_RECORDED INFORMATION_
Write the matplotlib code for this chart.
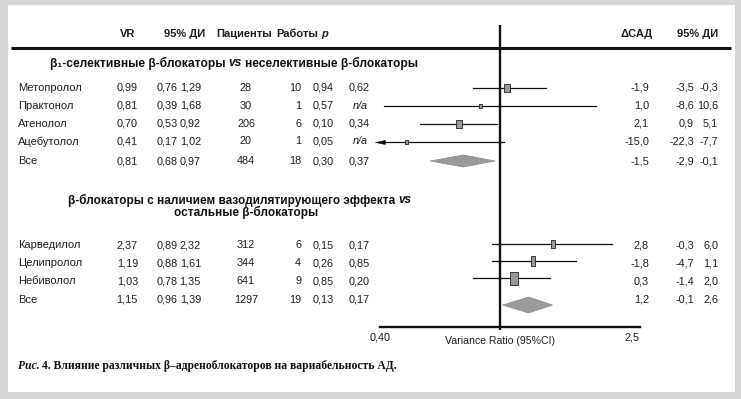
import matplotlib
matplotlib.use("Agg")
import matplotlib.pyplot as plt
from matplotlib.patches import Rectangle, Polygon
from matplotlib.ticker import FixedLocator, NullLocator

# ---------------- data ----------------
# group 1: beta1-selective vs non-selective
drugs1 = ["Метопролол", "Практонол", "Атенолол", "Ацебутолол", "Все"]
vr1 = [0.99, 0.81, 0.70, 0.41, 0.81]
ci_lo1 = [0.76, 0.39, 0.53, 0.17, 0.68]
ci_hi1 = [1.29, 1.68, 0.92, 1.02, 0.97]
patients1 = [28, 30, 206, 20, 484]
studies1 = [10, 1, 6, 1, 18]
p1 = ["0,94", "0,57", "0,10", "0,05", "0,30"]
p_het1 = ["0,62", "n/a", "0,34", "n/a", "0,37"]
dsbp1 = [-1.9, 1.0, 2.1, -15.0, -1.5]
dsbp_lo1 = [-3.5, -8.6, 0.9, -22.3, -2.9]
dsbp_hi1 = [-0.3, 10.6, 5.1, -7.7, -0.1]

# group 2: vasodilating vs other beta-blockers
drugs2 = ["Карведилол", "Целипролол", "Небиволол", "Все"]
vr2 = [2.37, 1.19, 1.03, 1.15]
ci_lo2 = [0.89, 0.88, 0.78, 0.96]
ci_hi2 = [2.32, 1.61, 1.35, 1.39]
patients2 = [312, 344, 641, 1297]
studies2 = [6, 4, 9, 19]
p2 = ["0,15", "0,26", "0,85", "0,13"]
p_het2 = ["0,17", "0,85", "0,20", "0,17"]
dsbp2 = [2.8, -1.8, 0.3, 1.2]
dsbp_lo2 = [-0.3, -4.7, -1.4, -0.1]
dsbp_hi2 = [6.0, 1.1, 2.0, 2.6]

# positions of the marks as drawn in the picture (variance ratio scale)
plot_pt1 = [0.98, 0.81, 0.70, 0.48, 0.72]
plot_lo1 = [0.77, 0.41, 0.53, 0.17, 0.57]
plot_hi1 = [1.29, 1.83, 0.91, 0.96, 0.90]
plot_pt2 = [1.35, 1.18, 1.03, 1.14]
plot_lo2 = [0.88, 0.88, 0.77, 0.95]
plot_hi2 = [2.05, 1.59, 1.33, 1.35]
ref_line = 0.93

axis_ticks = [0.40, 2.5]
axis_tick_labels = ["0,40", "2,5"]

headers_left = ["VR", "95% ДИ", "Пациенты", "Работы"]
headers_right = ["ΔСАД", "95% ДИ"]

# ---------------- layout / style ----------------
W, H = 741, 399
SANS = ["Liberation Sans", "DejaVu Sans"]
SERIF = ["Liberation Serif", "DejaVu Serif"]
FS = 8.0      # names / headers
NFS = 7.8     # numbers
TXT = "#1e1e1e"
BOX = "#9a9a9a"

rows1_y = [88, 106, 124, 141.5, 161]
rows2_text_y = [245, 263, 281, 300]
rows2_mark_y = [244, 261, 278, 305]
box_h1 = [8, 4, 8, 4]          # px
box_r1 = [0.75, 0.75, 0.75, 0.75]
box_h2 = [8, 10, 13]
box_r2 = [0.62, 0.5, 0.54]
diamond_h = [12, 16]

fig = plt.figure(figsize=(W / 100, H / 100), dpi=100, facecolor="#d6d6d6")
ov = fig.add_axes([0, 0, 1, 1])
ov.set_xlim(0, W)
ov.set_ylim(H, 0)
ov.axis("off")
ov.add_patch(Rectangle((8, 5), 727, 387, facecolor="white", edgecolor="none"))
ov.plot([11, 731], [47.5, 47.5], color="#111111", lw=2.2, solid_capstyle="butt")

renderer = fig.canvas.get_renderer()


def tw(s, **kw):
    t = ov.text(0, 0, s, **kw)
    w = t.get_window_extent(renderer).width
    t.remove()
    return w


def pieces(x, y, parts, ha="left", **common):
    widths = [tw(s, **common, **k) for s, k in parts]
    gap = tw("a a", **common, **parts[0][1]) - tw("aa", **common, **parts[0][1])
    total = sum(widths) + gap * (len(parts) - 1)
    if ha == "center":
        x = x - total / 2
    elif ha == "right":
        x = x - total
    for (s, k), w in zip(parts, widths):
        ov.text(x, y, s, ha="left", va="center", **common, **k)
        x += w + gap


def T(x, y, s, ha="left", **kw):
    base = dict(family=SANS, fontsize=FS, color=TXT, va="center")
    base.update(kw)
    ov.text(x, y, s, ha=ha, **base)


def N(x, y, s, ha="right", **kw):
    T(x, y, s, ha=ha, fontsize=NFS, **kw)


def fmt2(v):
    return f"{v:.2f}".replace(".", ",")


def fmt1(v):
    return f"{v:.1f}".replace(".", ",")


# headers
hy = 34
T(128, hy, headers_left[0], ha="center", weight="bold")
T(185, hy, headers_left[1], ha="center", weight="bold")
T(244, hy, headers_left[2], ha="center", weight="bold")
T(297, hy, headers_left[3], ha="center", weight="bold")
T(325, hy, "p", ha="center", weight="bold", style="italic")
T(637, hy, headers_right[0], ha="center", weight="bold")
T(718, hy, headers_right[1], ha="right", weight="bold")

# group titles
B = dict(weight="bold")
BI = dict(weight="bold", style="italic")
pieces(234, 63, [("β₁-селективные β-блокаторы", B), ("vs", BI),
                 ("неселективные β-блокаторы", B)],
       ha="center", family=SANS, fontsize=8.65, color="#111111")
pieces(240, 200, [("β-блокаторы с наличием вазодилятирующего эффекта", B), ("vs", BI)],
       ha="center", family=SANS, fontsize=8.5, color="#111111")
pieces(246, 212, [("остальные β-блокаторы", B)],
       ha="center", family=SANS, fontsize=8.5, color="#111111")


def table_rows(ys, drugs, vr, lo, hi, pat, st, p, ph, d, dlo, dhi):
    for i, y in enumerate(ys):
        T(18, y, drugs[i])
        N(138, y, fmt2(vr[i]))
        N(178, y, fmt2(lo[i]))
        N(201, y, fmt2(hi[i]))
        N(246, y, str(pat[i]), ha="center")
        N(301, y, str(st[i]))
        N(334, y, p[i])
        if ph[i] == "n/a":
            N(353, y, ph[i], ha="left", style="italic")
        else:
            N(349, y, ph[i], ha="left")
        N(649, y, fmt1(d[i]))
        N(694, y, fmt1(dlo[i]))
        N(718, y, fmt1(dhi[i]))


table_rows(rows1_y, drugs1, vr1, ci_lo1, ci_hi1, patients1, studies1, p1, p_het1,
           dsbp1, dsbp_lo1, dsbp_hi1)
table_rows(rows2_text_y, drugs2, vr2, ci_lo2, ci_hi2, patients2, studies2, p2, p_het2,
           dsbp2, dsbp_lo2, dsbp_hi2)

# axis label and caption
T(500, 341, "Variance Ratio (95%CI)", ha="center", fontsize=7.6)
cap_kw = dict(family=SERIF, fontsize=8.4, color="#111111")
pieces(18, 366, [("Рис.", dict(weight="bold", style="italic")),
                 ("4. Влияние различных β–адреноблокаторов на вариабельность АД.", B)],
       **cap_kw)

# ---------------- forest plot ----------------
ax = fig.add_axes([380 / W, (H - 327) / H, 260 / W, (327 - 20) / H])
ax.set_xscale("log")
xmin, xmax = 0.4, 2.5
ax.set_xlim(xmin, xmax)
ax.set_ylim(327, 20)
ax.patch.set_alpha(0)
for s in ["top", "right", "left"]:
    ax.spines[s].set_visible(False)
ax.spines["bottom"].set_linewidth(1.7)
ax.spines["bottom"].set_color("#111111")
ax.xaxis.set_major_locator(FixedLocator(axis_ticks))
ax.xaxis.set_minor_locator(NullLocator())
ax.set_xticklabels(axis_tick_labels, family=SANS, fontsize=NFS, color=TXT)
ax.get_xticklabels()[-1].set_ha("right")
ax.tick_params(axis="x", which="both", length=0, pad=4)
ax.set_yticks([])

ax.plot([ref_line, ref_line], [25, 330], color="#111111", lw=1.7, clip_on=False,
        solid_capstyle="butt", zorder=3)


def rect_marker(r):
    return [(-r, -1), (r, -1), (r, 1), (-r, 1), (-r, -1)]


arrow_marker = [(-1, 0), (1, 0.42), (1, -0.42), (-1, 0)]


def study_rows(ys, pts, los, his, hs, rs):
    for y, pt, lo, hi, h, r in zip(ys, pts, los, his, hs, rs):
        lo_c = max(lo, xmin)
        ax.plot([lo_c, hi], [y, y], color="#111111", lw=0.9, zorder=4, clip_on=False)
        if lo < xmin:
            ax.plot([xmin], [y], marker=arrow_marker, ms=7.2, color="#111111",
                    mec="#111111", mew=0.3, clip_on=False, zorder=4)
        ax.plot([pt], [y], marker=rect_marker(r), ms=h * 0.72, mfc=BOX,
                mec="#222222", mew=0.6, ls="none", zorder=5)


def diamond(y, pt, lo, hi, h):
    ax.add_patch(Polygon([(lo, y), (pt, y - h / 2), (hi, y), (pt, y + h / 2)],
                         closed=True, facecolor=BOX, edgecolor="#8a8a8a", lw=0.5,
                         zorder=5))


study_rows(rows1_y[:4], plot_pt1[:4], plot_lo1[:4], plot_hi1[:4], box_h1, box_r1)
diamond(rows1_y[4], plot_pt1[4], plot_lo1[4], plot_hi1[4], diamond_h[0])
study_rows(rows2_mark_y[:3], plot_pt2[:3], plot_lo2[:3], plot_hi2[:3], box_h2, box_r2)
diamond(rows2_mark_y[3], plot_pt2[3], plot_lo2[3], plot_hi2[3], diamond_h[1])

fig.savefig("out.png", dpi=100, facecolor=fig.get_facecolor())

_WHAT YOU HAVE TO DO_
Repeat exactly and only the lines from the start of the data above through the line that holds "from matplotlib.ticker import", inclusive. Pictures do not belong in the copy.

_ANSWER TO THIS EXERCISE_
Write the matplotlib code for this chart.
import matplotlib
matplotlib.use("Agg")
import matplotlib.pyplot as plt
from matplotlib.patches import Rectangle, Polygon
from matplotlib.ticker import FixedLocator, NullLocator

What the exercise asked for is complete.